My mountaineering (Sportiva Trango) boots have "round toes" and can not interface with a front bail crampon. Looks like most of the crampons with vertical frontpoints have bails, especially used gear at the Gear Exchange in Bishop for example. (even had some old one-piece crampons with vert frontpoints)
Reading up vertical v. horizontal front points, sounds like most prefer the single point vertical front points, but I can just use my regular horizontal frontpoint crampons for trying out ice climbing on a single pitch or MAA intro class. It's "currently" not a goal to become a ice climber.
1. Do you agree horizontal frontpoints from say my 12 point Grivels are fine for a beginner vertical WI climb?
2. If not, would my Alpine Touring (BC) ski boots work for a short climb with some used crampons with front and rear bails and vertical frontpoints?
I'm a relative beginner in ice climbing as well, but since nobody else has chimed in I'll go...
I've climbed up to WI4 with horizontal front points and have managed okay, especially on popular crags that are often well travelled and thus have pretty good feet already kicked.

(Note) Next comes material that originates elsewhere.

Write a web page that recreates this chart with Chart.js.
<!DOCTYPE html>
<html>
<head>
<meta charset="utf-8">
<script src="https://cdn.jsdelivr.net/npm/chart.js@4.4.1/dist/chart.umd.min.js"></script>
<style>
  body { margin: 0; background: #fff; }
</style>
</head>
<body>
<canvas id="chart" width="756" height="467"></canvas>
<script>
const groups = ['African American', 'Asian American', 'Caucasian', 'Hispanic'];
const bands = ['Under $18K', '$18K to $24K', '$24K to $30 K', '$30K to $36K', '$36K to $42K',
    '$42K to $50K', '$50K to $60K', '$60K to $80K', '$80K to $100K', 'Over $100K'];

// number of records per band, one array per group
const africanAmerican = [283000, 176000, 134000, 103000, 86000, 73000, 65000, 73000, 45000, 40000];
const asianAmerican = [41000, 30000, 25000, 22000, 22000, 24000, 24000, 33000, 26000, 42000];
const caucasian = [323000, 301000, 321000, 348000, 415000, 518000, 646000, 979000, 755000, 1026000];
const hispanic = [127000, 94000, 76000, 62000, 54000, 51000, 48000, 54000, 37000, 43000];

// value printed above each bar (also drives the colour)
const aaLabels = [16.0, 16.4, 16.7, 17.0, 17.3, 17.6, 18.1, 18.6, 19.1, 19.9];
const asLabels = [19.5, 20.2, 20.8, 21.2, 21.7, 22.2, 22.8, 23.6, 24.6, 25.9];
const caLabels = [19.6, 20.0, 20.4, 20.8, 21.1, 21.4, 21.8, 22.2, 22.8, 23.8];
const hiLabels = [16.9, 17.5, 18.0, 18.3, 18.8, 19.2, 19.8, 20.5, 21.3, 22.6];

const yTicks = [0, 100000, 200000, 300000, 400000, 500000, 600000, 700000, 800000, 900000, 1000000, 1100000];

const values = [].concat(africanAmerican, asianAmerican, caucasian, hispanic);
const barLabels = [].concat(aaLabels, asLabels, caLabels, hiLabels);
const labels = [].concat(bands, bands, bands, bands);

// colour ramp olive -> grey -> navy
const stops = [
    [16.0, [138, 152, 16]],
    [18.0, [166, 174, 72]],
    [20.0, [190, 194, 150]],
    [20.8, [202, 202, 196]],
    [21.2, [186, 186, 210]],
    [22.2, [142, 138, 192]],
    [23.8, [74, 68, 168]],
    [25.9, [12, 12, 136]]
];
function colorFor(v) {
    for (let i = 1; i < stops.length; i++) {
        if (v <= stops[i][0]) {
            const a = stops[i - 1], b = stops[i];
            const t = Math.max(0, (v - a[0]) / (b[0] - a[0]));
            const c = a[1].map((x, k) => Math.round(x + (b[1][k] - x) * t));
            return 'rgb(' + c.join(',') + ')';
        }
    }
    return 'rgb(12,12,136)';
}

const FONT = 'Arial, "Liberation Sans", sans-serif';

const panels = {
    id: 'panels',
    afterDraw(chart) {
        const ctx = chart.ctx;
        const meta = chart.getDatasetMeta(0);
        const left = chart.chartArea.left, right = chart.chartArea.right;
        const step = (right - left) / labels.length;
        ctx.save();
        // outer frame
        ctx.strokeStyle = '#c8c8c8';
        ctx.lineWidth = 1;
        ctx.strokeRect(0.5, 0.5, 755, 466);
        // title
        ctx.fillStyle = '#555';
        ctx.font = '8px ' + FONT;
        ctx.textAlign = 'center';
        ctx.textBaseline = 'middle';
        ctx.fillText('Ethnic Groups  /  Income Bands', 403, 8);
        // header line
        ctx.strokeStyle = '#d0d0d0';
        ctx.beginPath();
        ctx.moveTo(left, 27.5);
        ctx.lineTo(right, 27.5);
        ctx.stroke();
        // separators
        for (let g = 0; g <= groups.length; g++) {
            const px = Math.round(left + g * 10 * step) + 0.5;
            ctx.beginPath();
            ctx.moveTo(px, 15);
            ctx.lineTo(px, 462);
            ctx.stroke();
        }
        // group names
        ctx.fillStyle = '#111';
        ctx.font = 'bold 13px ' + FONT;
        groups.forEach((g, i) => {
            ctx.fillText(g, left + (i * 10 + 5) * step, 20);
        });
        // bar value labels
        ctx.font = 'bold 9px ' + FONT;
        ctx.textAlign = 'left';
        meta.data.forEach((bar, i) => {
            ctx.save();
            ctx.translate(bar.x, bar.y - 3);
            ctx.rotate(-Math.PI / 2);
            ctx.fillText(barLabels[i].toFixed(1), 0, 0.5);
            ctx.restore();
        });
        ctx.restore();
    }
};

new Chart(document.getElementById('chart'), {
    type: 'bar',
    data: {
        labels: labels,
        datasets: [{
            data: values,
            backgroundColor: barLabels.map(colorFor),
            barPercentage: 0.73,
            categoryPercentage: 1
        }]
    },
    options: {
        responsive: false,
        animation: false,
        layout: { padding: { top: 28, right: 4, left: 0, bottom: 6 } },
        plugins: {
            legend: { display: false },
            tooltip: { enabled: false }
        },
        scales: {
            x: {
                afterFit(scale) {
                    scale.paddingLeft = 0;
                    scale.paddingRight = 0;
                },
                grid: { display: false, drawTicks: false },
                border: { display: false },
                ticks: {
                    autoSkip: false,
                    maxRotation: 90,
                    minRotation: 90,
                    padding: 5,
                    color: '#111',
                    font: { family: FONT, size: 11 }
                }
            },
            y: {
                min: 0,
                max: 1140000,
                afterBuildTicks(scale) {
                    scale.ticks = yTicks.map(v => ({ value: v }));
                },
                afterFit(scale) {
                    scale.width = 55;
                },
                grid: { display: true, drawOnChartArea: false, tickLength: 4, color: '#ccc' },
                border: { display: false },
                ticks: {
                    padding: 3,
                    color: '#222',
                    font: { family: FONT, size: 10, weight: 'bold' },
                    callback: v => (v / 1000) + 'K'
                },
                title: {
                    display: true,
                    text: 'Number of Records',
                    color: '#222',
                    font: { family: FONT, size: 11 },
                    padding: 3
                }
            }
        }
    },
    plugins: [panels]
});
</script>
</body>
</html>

I've also used vertical front points and they definitely work better, but for intro classes horizontal should be fine. The bigger issue with your LS Trango's may be the 3/4 shank. Without a full shank they are more flexible than you want for ice climbing. I've never tried to ice climb without a full shank so they may work okay, but something to think about or look into.
I've also climbed just fine in my AT boots (Dynafit Neo PX). Again, not as good as mountaineering boots but definitely usable. Given the choice between a boot with a flexible sole and my AT boots I'd probably choose my AT boots. One thing to watch out for is I had "hybrid" crampons with a toe strap instead of toe bail and the way they fit on my AT boots the insert for tech bindings in the toe rubbed directly on the rivet that held the strap on and eventually caused it to fail. They also didn't fit very well and came off a time or two. BD said it was a common failure mode (tech inserts causing the toe strap rivet to fail) and replaced them with the fully automatic version with a toe bail which have worked well. So if you use your AT boots I'd suggest going with fully automatic crampons (I had to get the wider toe bail from BD to make them fit).

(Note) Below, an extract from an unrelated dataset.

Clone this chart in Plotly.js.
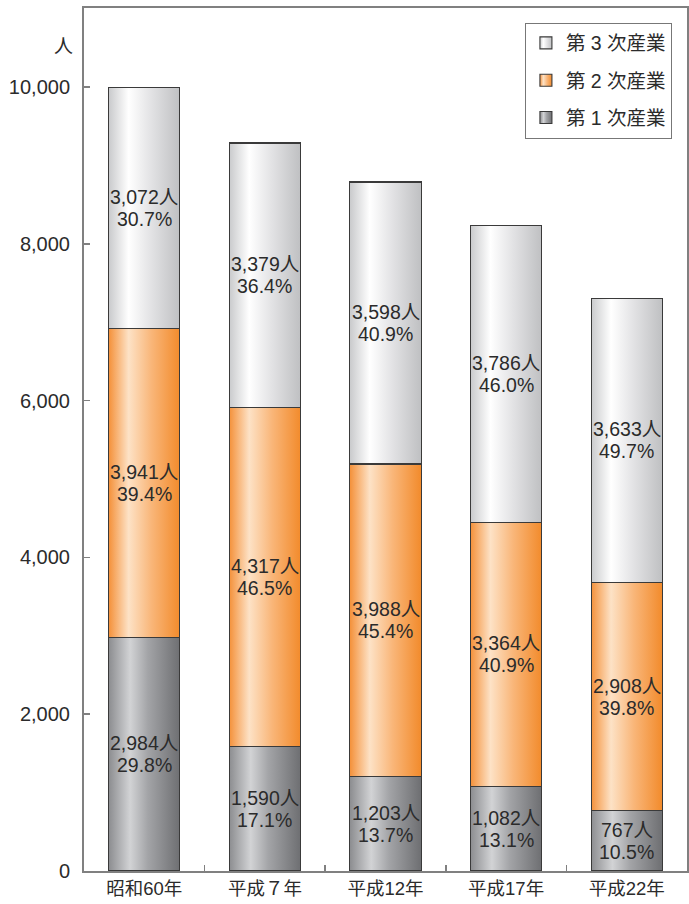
<!DOCTYPE html>
<html>
<head>
<meta charset="utf-8">
<script src="https://cdn.plot.ly/plotly-3.0.1.min.js"></script>
<style>
html,body{margin:0;padding:0;background:#fff;}
#chart{width:689px;height:904px;}
</style>
</head>
<body>
<div id="chart"></div>
<script>
const categories = ["昭和60年", "平成７年", "平成12年", "平成17年", "平成22年"];
const primary   = [2984, 1590, 1203, 1082, 767];
const secondary = [3941, 4317, 3988, 3364, 2908];
const tertiary  = [3072, 3379, 3598, 3786, 3633];
const primaryPct   = ["29.8", "17.1", "13.7", "13.1", "10.5"];
const secondaryPct = ["39.4", "46.5", "45.4", "40.9", "39.8"];
const tertiaryPct  = ["30.7", "36.4", "40.9", "46.0", "49.7"];
const seriesNames = ["第 1 次産業", "第 2 次産業", "第 3 次産業"];
const yTicks = [0, 2000, 4000, 6000, 8000, 10000];

const FONT = "'Liberation Sans', 'Noto Sans CJK JP', Arial, sans-serif";
const TXT = "#2b2b2b";
const lineStyle = {color: "#3a3a3a", width: 1.1};

const series = [
  {vals: primary, pct: primaryPct, color: "#a2a3a6", rank: 3},
  {vals: secondary, pct: secondaryPct, color: "#f7a55a", rank: 2},
  {vals: tertiary, pct: tertiaryPct, color: "#e4e4e6", rank: 1}
];

const data = series.map((s, i) => ({
  type: "bar",
  x: categories,
  y: s.vals,
  name: seriesNames[i],
  legendgroup: "g" + i,
  legendrank: s.rank,
  marker: {color: s.color, line: lineStyle},
  width: 0.59,
  hoverinfo: "skip"
}));

const fmt = n => n.toLocaleString("en-US");
const annFont = {family: FONT, size: 19.5, color: TXT};
const annotations = [];
categories.forEach((c, j) => {
  let base = 0;
  series.forEach(s => {
    const v = s.vals[j];
    const mid = base + v / 2;
    annotations.push({
      x: c, y: mid, xref: "x", yref: "y", yshift: 11,
      text: fmt(v) + "人", showarrow: false, font: annFont
    });
    annotations.push({
      x: c, y: mid, xref: "x", yref: "y", yshift: -11,
      text: s.pct[j] + "%", showarrow: false, font: annFont
    });
    base += v;
  });
});
annotations.push({
  x: 0, y: 1, xref: "paper", yref: "paper",
  xanchor: "center", yanchor: "middle",
  xshift: -21, yshift: -38,
  text: "人", showarrow: false,
  font: {family: FONT, size: 19, color: TXT}
});

const layout = {
  width: 689, height: 904,
  margin: {l: 84, r: 2, t: 8, b: 33, pad: 0},
  paper_bgcolor: "#fff", plot_bgcolor: "#fff",
  barmode: "stack",
  font: {family: FONT, size: 19, color: TXT},
  showlegend: true,
  legend: {
    x: 0.975, y: 0.983, xanchor: "right", yanchor: "top",
    traceorder: "grouped",
    tracegroupgap: 9,
    bordercolor: "#777", borderwidth: 1, bgcolor: "#fff",
    font: {family: FONT, size: 19.5, color: TXT}
  },
  xaxis: {
    type: "category",
    showline: true, linecolor: "#808080", linewidth: 2, mirror: true,
    ticks: "inside", tickson: "boundaries", ticklen: 6, tickcolor: "#808080", tickwidth: 1.5,
    showgrid: false,
    tickfont: {family: FONT, size: 18.5, color: TXT},
    fixedrange: true
  },
  yaxis: {
    range: [0, 11008],
    tickvals: yTicks,
    ticktext: yTicks.map(fmt),
    showline: true, linecolor: "#808080", linewidth: 2, mirror: true,
    ticks: "inside", ticklen: 6, tickcolor: "#808080", tickwidth: 1.5,
    showgrid: false, zeroline: false,
    ticklabelstandoff: 8,
    tickfont: {family: FONT, size: 20, color: TXT},
    fixedrange: true
  },
  annotations: annotations
};

const gradStops = [
  [["0", "#8c8d90"], ["0.3", "#d2d3d5"], ["0.55", "#a3a4a7"], ["1", "#6e6f72"]],
  [["0", "#f4913a"], ["0.28", "#fde2c6"], ["0.6", "#f9b679"], ["1", "#f28b2c"]],
  [["0", "#c9cacc"], ["0.28", "#ffffff"], ["0.6", "#e2e2e4"], ["1", "#bfc0c2"]]
];

function applyGradients(gd) {
  const svg = gd.querySelector(".main-svg");
  const NS = "http://www.w3.org/2000/svg";
  let defs = svg.querySelector("defs");
  if (!defs) { defs = document.createElementNS(NS, "defs"); svg.insertBefore(defs, svg.firstChild); }
  gradStops.forEach((stops, i) => {
    if (document.getElementById("bgrad" + i)) return;
    const lg = document.createElementNS(NS, "linearGradient");
    lg.setAttribute("id", "bgrad" + i);
    lg.setAttribute("x1", "0"); lg.setAttribute("y1", "0");
    lg.setAttribute("x2", "1"); lg.setAttribute("y2", "0");
    stops.forEach(([o, c]) => {
      const st = document.createElementNS(NS, "stop");
      st.setAttribute("offset", o); st.setAttribute("stop-color", c);
      lg.appendChild(st);
    });
    defs.appendChild(lg);
  });
  const traces = gd.querySelectorAll(".barlayer .trace");
  traces.forEach((t, i) => {
    t.querySelectorAll("path").forEach(p => { p.style.fill = "url(#bgrad" + i + ")"; });
  });
  const legendTraces = gd.querySelectorAll(".legend .traces");
  legendTraces.forEach(lt => {
    const name = lt.querySelector(".legendtext").textContent;
    const idx = seriesNames.indexOf(name);
    lt.querySelectorAll(".legendpoints path").forEach(p => {
      if (idx >= 0) p.style.fill = "url(#bgrad" + idx + ")";
    });
  });
}

const gd = document.getElementById("chart");
Plotly.newPlot(gd, data, layout, {displayModeBar: false, staticPlot: true}).then(() => applyGradients(gd));
</script>
</body>
</html>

Thanks John, really helpful!
Sounds like the AT boots are the way to go for now. Then invest in proper equipment later if I add this activity to my long list of hobbies...
Not sure what you mean by "fully automatic version" other than bails on front and rear maybe?

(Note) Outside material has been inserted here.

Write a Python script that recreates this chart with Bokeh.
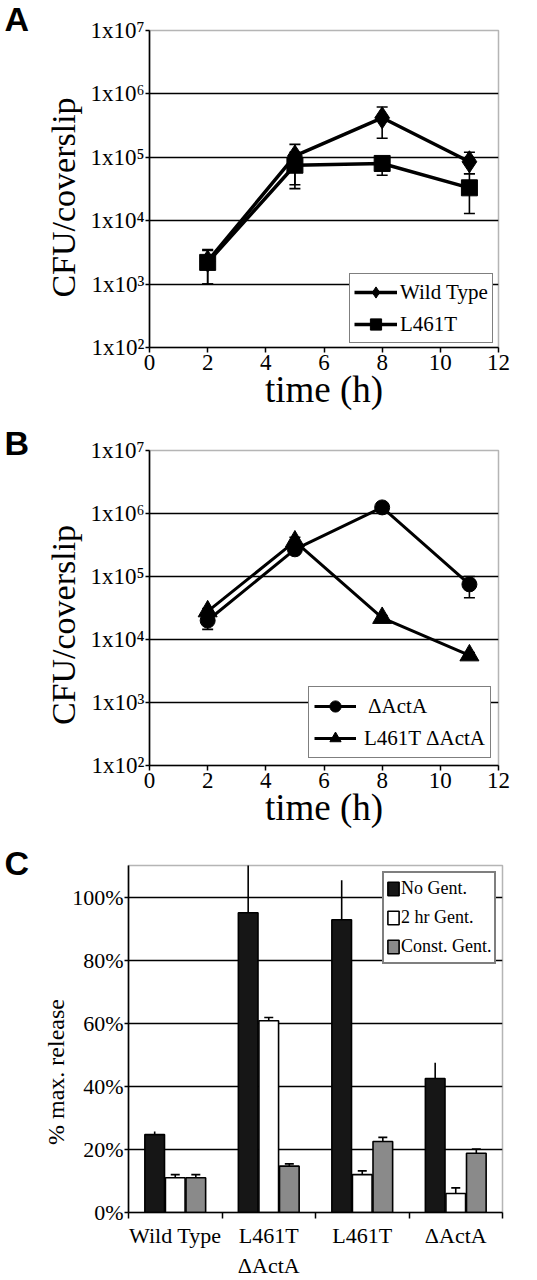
from bokeh.plotting import figure
from bokeh.models import (FixedTicker, Whisker, TeeHead, ColumnDataSource, Legend,
                          LegendItem, Range1d)
from bokeh.embed import file_html
from bokeh.resources import INLINE

SERIF = "Liberation Serif"
SANS = "Liberation Sans"
NBSP = "\u00a0"

# ---------------- data ----------------
time_h = [2, 5, 8, 11]

# Panel A
wt_cfu = [2300, 105000, 420000, 85000]
wt_hi = [3500, 160000, 620000, 120000]
wt_lo = [1000, 37000, 200000, 55000]
l461t_cfu = [2200, 75000, 80000, 33000]
l461t_hi = [3400, 120000, 100000, 55000]
l461t_lo = [1000, 32000, 52000, 13000]

# Panel B
dacta_cfu = [20000, 270000, 1250000, 75000]
dacta_hi = [24000, 310000, 1400000, 100000]
dacta_lo = [14500, 240000, 1100000, 46000]
l461t_dacta_cfu = [28000, 360000, 22000, 5600]
l461t_dacta_hi = [31000, 420000, 24000, 6200]
l461t_dacta_lo = [25000, 330000, 20000, 5100]

log_ticks = [1e2, 1e3, 1e4, 1e5, 1e6, 1e7]
log_tick_labels = ["1x10\u00b2", "1x10\u00b3", "1x10\u2074", "1x10\u2075", "1x10\u2076", "1x10\u2077"]
time_ticks = [0, 2, 4, 6, 8, 10, 12]

# Panel C
strains = ["Wild Type", "L461T\n\u0394ActA", "L461T", "\u0394ActA"]
treatments = ["No Gent.", "2 hr Gent.", "Const. Gent."]
no_gent = [24.7, 95.0, 92.8, 42.5]
no_gent_err = [1.0, 20.0, 12.5, 5.0]
two_hr_gent = [11.0, 60.8, 12.0, 6.0]
two_hr_gent_err = [1.0, 1.0, 1.2, 1.8]
const_gent = [11.0, 14.7, 22.5, 18.8]
const_gent_err = [1.0, 0.7, 1.3, 1.3]
pct_ticks = [0, 20, 40, 60, 80, 100]
pct_labels = ["0%", "20%", "40%", "60%", "80%", "100%"]

W = 537


def style_axes(p, tick_size, label_size):
    for ax in (p.xaxis[0], p.yaxis[0]):
        ax.axis_line_color = "black"
        ax.axis_line_width = 1.6
        ax.major_tick_line_color = "black"
        ax.major_tick_line_width = 1.5
        ax.major_tick_in = 0
        ax.major_tick_out = 5
        ax.minor_tick_line_color = None
        ax.major_label_text_font = SERIF
        ax.major_label_text_font_size = tick_size
        ax.major_label_text_color = "black"
        ax.axis_label_text_font = SERIF
        ax.axis_label_text_font_style = "normal"
        ax.axis_label_text_font_size = label_size
        ax.axis_label_text_color = "black"
    p.outline_line_color = "#b5b5b5"
    p.outline_line_width = 1.5
    p.background_fill_color = "white"
    p.border_fill_color = "white"


def panel_letter(p, text, offset, standoff):
    p.title.text = text
    p.title.align = "left"
    p.title.offset = offset
    p.title.standoff = standoff
    p.title.text_font = SANS
    p.title.text_font_style = "bold"
    p.title.text_font_size = "34px"
    p.title.text_color = "black"


def log_panel(height, top, bottom, series, legend_loc, legend_pad, glyph_w, standoff, ypad):
    p = figure(width=W, height=height, y_axis_type="log",
               x_range=Range1d(0, 12), y_range=Range1d(1e2, 1e7),
               output_backend="svg", toolbar_location=None,
               min_border_left=149, min_border_right=39,
               min_border_top=top, min_border_bottom=bottom)
    style_axes(p, "23px", "37px")
    p.xaxis.ticker = FixedTicker(ticks=time_ticks)
    p.yaxis.ticker = FixedTicker(ticks=log_ticks)
    p.yaxis.major_label_overrides = dict(zip(log_ticks, log_tick_labels))
    p.yaxis.major_label_standoff = 1
    p.yaxis.major_tick_out = 4
    p.xaxis.major_label_standoff = 2
    p.xaxis.axis_label = "time (h)"
    p.xaxis.axis_label_standoff = -4
    p.yaxis.axis_label = "CFU/coverslip" + NBSP * ypad
    p.yaxis.axis_label_text_font_size = "34px"
    p.yaxis.axis_label_standoff = 5
    p.xgrid.visible = False
    p.ygrid.ticker = FixedTicker(ticks=log_ticks[1:-1])
    p.ygrid.grid_line_color = "black"
    p.ygrid.grid_line_width = 1.6

    items = []
    for name, ys, hi, lo, marker, msize, lw in series:
        src = ColumnDataSource(dict(x=time_h, y=ys, hi=hi, lo=lo))
        p.add_layout(Whisker(source=src, base="x", upper="hi", lower="lo",
                             line_color="black", line_width=1.6,
                             upper_head=TeeHead(size=11, line_color="black", line_width=1.6),
                             lower_head=TeeHead(size=11, line_color="black", line_width=1.6)))
        lr = p.line("x", "y", source=src, line_color="black", line_width=lw)
        sr = p.scatter("x", "y", source=src, marker=marker, size=msize,
                       fill_color="black", line_color="black")
        items.append(LegendItem(label=name, renderers=[lr, sr]))
    leg = Legend(items=items, location=legend_loc,
                 label_text_font=SERIF, label_text_font_size="21px",
                 label_text_color="black", glyph_width=glyph_w, glyph_height=28,
                 label_height=28, spacing=4, padding=legend_pad, margin=0,
                 label_standoff=standoff, border_line_color="black", border_line_width=1.6,
                 background_fill_color="white", background_fill_alpha=1.0)
    p.add_layout(leg)
    return p


pA = log_panel(425, 30, 78,
               [("Wild Type", wt_cfu, wt_hi, wt_lo, "diamond", 22, 3.5),
                ("L461T", l461t_cfu, l461t_hi, l461t_lo, "square", 16, 3.5)],
               (200, 4), 4, 43, 3, 2)
panel_letter(pA, "A", -145, -15)

pB = log_panel(408, 25, 68,
               [(" \u0394ActA", dacta_cfu, dacta_hi, dacta_lo, "circle", 15, 3.0),
                ("L461T \u0394ActA", l461t_dacta_cfu, l461t_dacta_hi, l461t_dacta_lo,
                 "triangle", 19, 3.0)],
               (159, 7), 5, 42, 8, 4)
panel_letter(pB, "B", -145, -23)

# ---------------- panel C ----------------
pC = figure(width=W, height=447, x_range=Range1d(0, 4), y_range=Range1d(0, 110),
            output_backend="svg", toolbar_location=None,
            min_border_left=128, min_border_right=35, min_border_top=32,
            min_border_bottom=63)
style_axes(pC, "22px", "24px")
centers = [i + 0.5 for i in range(len(strains))]
pC.xaxis.ticker = FixedTicker(ticks=centers, minor_ticks=list(range(len(strains) + 1)))
pC.xaxis.major_label_overrides = dict(zip(centers, strains))
pC.xaxis.major_tick_out = 0
pC.xaxis.minor_tick_line_color = "black"
pC.xaxis.minor_tick_line_width = 1.5
pC.xaxis.minor_tick_in = 0
pC.xaxis.minor_tick_out = 6
pC.xaxis.major_label_text_font_size = "22px"
pC.xaxis.major_label_standoff = 4
pC.yaxis.ticker = FixedTicker(ticks=pct_ticks)
pC.yaxis.major_label_overrides = dict(zip(pct_ticks, pct_labels))
pC.yaxis.major_label_standoff = 1
pC.yaxis.major_tick_out = 4
pC.yaxis.axis_label = "% max. release" + NBSP * 11
pC.yaxis.axis_label_standoff = 0
pC.xgrid.visible = False
pC.ygrid.ticker = FixedTicker(ticks=pct_ticks[1:])
pC.ygrid.grid_line_color = "black"
pC.ygrid.grid_line_width = 1.6

offsets = [-0.22, 0.0, 0.22]
fills = ["#161616", "white", "#8a8a8a"]
vals = [no_gent, two_hr_gent, const_gent]
errs = [no_gent_err, two_hr_gent_err, const_gent_err]
citems = []
for k, (name, v, e, fc, off) in enumerate(zip(treatments, vals, errs, fills, offsets)):
    xs = [c + off for c in centers]
    hi = [a + b for a, b in zip(v, e)]
    lo = list(v) if k == 0 else [a - b for a, b in zip(v, e)]
    src = ColumnDataSource(dict(x=xs, top=v, hi=hi, lo=lo))
    r = pC.vbar(x="x", top="top", width=0.21, source=src, fill_color=fc,
                line_color="black", line_width=1.6)
    if k == 0:
        wk = Whisker(source=src, base="x", upper="hi", lower="lo", line_color="black",
                     line_width=1.6, upper_head=None, lower_head=None)
    else:
        wk = Whisker(source=src, base="x", upper="hi", lower="lo", line_color="black",
                     line_width=1.6,
                     upper_head=TeeHead(size=9, line_color="black", line_width=1.6),
                     lower_head=TeeHead(size=9, line_color="black", line_width=1.6))
    pC.add_layout(wk)
    citems.append(LegendItem(label=name, renderers=[r]))

legC = Legend(items=citems, location=(254, 248),
              label_text_font=SERIF, label_text_font_size="18px", label_text_color="black",
              glyph_width=14, glyph_height=17, label_height=27, spacing=2, padding=2,
              margin=0, label_standoff=1, border_line_color="black", border_line_width=2,
              background_fill_color="white", background_fill_alpha=1.0)
pC.add_layout(legC)
panel_letter(pC, "C", -124, -33)

open("out.html", "w").write(file_html([pA, pB, pC], INLINE))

Sounds like due to toe size I should take my AT boots with me to the gear exchange to make sure they fit.
Yes, by fully automatic I mean uses both toe and heel welts (not sure why "automatic"? just a term I've seen used).
And yes, it's good to make sure crampons will fit whatever boots you are going to use them on before buying. From what I've read most crampon/boot combos will work okay, but there can be combos that don't work. These are what I had to get for my AT boots: https://www.blackdiamondequipment.com/en_US/climbing%2Fcrampons/crampon-toe-bail-wide-BD4006760000ALL1.html and those might work with other brand's crampons as well.
FYI to close out the conversation...
I used my Scarpa AT boots with some vert front pointing used crampons with toe and heel bails (from the gear exchange), and they worked great. We did a couple climbs at Lee Vining.
Very light weight set up. Not sure I want to use them long term of course, but they were stiff, warm, light, effective.
Thanks for the detailed and helpful responses!